Quelques jours plus tard, en parcourant sur Internet les avis de décès publiés à Rouyn-Noranda (on reste toujours attaché à son lieu de naissance, peu importe où la vie nous mène), je suis tombée sur la photo d’une femme magnifique à la chevelure blanche. Vêtue de rose, elle affichait un large sourire. J’ai lu la rubrique et j’ai appris, avec un frisson, qu’Anica Zovak était décédée le 27 janvier. Le jour du 60e anniversaire de la libération d’Auschwitz. Le jour où j’avais évoqué son souvenir. Elle avait 95 ans.
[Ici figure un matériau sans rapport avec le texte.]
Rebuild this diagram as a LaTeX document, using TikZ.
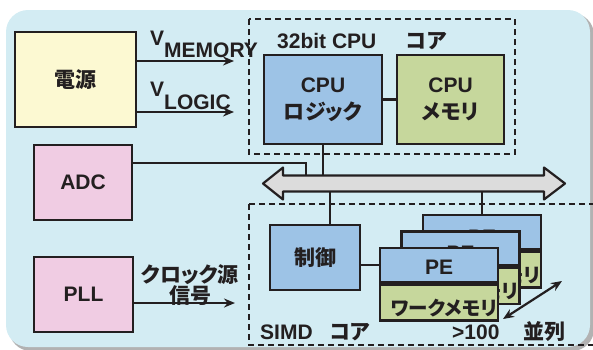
\documentclass[tikz,border=0pt]{standalone}
\usepackage{fontspec}
\setmainfont{Liberation Sans}
\newfontfamily\jp{Noto Sans CJK JP Bold}[RawFeature=+palt]
\usetikzlibrary{arrows.meta}

\definecolor{bgcol}{HTML}{D3ECF3}
\definecolor{pwrcol}{HTML}{FCF9D2}
\definecolor{iocol}{HTML}{F0CCE3}
\definecolor{logcol}{HTML}{9DC3E6}
\definecolor{memcol}{HTML}{C6D79C}
\definecolor{buscol}{HTML}{DCDCDC}
\definecolor{inkcol}{HTML}{231F20}

\begin{document}
\begin{tikzpicture}[x=1pt, y=-1pt,
  font=\fontsize{21}{24}\selectfont\bfseries,
  box/.style={draw=inkcol, line width=2.6pt, inner sep=0pt, align=center, text=inkcol},
  wire/.style={draw=inkcol, line width=2.2pt},
  arr/.style={wire, -{Stealth[length=11pt,width=9pt]}},
  twoway/.style={wire, {Stealth[length=11pt,width=9pt]}-{Stealth[length=11pt,width=9pt]}},
  frame/.style={draw=inkcol, line width=1.8pt, dash pattern=on 6pt off 4pt},
  lbl/.style={inner sep=0pt, text=inkcol}
]
\useasboundingbox (0,0) rectangle (593,349);
\clip (0,0) rectangle (593,349);

% panel with its shadow
\fill[black!30, rounded corners=22pt] (9,13) rectangle (594,351);
\fill[bgcol, rounded corners=22pt] (6,10) rectangle (590,347);

% core outlines
\draw[frame] (249,19) rectangle (515,154);
\draw[frame] (249,204) -- (249,345) -- (600,345);
\draw[frame] (249,204) -- (600,204);

% power supply and peripherals
\node[box, fill=pwrcol, minimum width=121pt, minimum height=95pt] (pwr) at (75.5,79.5) {\jp 電源};
\node[box, fill=iocol, minimum width=98pt, minimum height=75pt] (adc) at (83,182.5) {ADC};
\node[box, fill=iocol, minimum width=99pt, minimum height=75pt] (pll) at (83.5,294.5) {PLL};

% CPU core
\node[box, fill=logcol, minimum width=118pt, minimum height=89pt,
      font=\fontsize{21}{27}\selectfont\bfseries] (cpul) at (323,99.5) {CPU\\{\jp ロジック}};
\node[box, fill=memcol, minimum width=107pt, minimum height=89pt,
      font=\fontsize{21}{27}\selectfont\bfseries] (cpum) at (450.5,99.5) {CPU\\{\jp メモリ}};

% SIMD core: controller and stacked processing elements (back to front)
\node[box, fill=logcol, minimum width=90pt, minimum height=65pt] (ctl) at (315,257.5) {\jp 制御};
\foreach \n/\cx/\cy/\dy in {3/482/232/-5, 2/460.5/248.5/-5, 1/439/265/-2}{
  \node[box, fill=logcol, minimum width=118pt, minimum height=34pt,
        label={[lbl, yshift=\dy pt]center:PE}] (pe\n) at (\cx,\cy) {};
  \node[box, fill=memcol, minimum width=118pt, minimum height=36pt, anchor=north,
        label={[lbl, xshift=5pt, yshift=-5pt, font=\fontsize{19.5}{22}\selectfont\bfseries]center:{\jp ワークメモリ}}]
        (wm\n) at (pe\n.south) {};
}

% labels
\node[lbl, anchor=base west] (vmem) at (150,45) {V\raisebox{-12pt}{MEMORY}};
\node[lbl, anchor=base west] (vlog) at (150,96) {V\raisebox{-13pt}{LOGIC}};
\node[lbl, anchor=base west] (cpucap) at (277,48) {32bit CPU\hspace{30pt}{\jp コア}};
\node[lbl, anchor=base west] (simdcap) at (260,339) {SIMD\hspace{17pt}{\jp コア}};
\node[lbl, align=center, font=\fontsize{21}{20}\selectfont\bfseries] (clk) at (190,285) {\jp クロック源\\\jp 信号};
\node[lbl, anchor=base west] (cnt) at (452,339) {>100};
\node[lbl] (par) at (544,332) {\jp 並列};

% connector end points
\coordinate (memin) at (234,61);
\coordinate (login) at (234,112);
\coordinate (clkin) at (235,303);
\coordinate (adcj) at (306,163);
\coordinate (busT) at (0,175.5);
\coordinate (busB) at (0,191.5);
\coordinate (ctlj) at (330,0);
\coordinate (parA) at (503,319);
\coordinate (parB) at (562,281);

% connectors
\draw[arr] (pwr.east |- memin) -- (memin);
\draw[arr] (pwr.east |- login) -- (login);
\draw[arr] (pll.east |- clkin) -- (clkin);
\draw[wire] (adc.east |- adcj) -- (adcj) -- (adcj |- busT);
\draw[wire] (cpul.east) -- (cpum.west);
\draw[wire] (cpul.south) -- (cpul.south |- busT);
\draw[wire] (ctlj |- busB) -- (ctlj |- ctl.north);
\draw[wire] (pe3.north |- busB) -- (pe3.north);
\draw[wire] (pe1.west) -- (pe1.west -| ctl.east);
\draw[twoway] (parA) -- (parB);

% shared bus
\draw[draw=inkcol, line width=2.2pt, fill=buscol, line join=round]
  (263,183.5) -- (283,167.5) -- (283,175.5) -- (544,175.5) -- (544,167.5) -- (565,183.5)
  -- (544,199.5) -- (544,191.5) -- (283,191.5) -- (283,199.5) -- cycle;
\end{tikzpicture}
\end{document}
La photo datait sans doute de quelques décennies, mais j’ai senti dans le regard de Mme Zovak que non seulement elle avait survécu à l’horreur, mais qu’elle en avait triomphé. « La défunte laisse dans le deuil deux filles, trois petits-enfants et cinq arrière-petits-enfants. » Un beau pied de nez à ceux qui ont voulu l’éliminer.

Au début de 2015, on soulignait le 70e anniversaire de la libération d’Auschwitz et, pour moi, le souvenir de cette femme qui sans le savoir avait marqué mon enfance est plus vivant que jamais. Elle s’appelait Anica Zovak, et jamais je ne l’oublierai.